An eine persönliche Grenze gelangte Clown Miriam, als gegen Ende ihres Aufenthaltes „einige halbstarke Jungs im Flüchtlingslager mit Maschinengewehren herumliefen, um uns zu beschützen. Weil ein paar Tage zuvor neue Flüchtlinge im Lager eingetroffen waren, von denen man anfangs nicht gleich wusste, ob das vielleicht Spione von Assad sind. Im Grunde war das ein Liebesbe­weis, aber es war schlimm zu sehen, wie die bewaffneten Jugendlichen mit den Kindern umgegangen sind, sie mit dem Maschinenlauf von uns weggeschubst haben.“ 

Was sich im Flüchtlingslager im Gegensatz zu sinnvoller Beschäftigung reichlich findet, ist das Prinzip Hoffnung: Es ist ein mit Absicht provisorischer Ort, für eine Zeit, von der die Bewohner hoffen, sie möge schnell vorübergehen.

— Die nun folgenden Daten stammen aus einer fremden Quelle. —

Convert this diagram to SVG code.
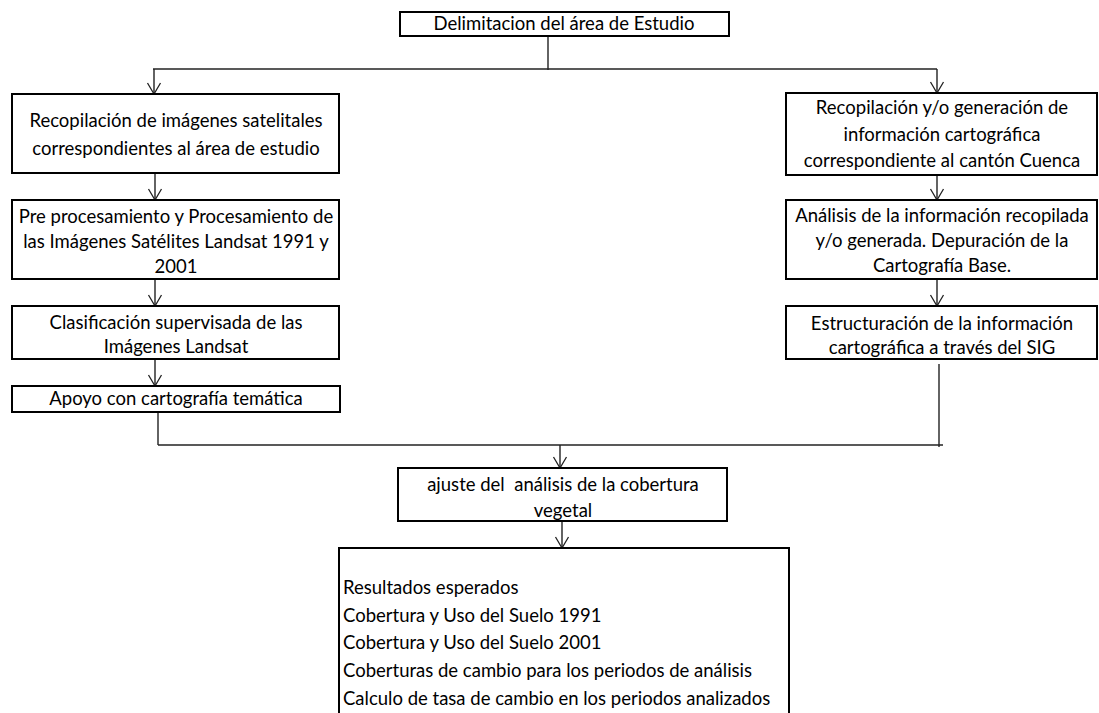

Ein kleiner solidarischer Lichtblick für die syrischen Flüchtlinge kam Mitte Juni von höchster Ebene: Beim G-8-Gipfel in Nordirland kündigten US-Präsident Obama und Kanzlerin Merkel eine deutliche Auf­stockung der Hilfeleistungen an. Doch weiterhin agieren die Großmächte auf diesen Bürgerkrieg mehr hilflos als mächtig.

Im Oktober reisen die Clowns jedenfalls ein zweites Mal nach Syrien, um den Menschen dort ein paar sorglose Stunden zu schenken.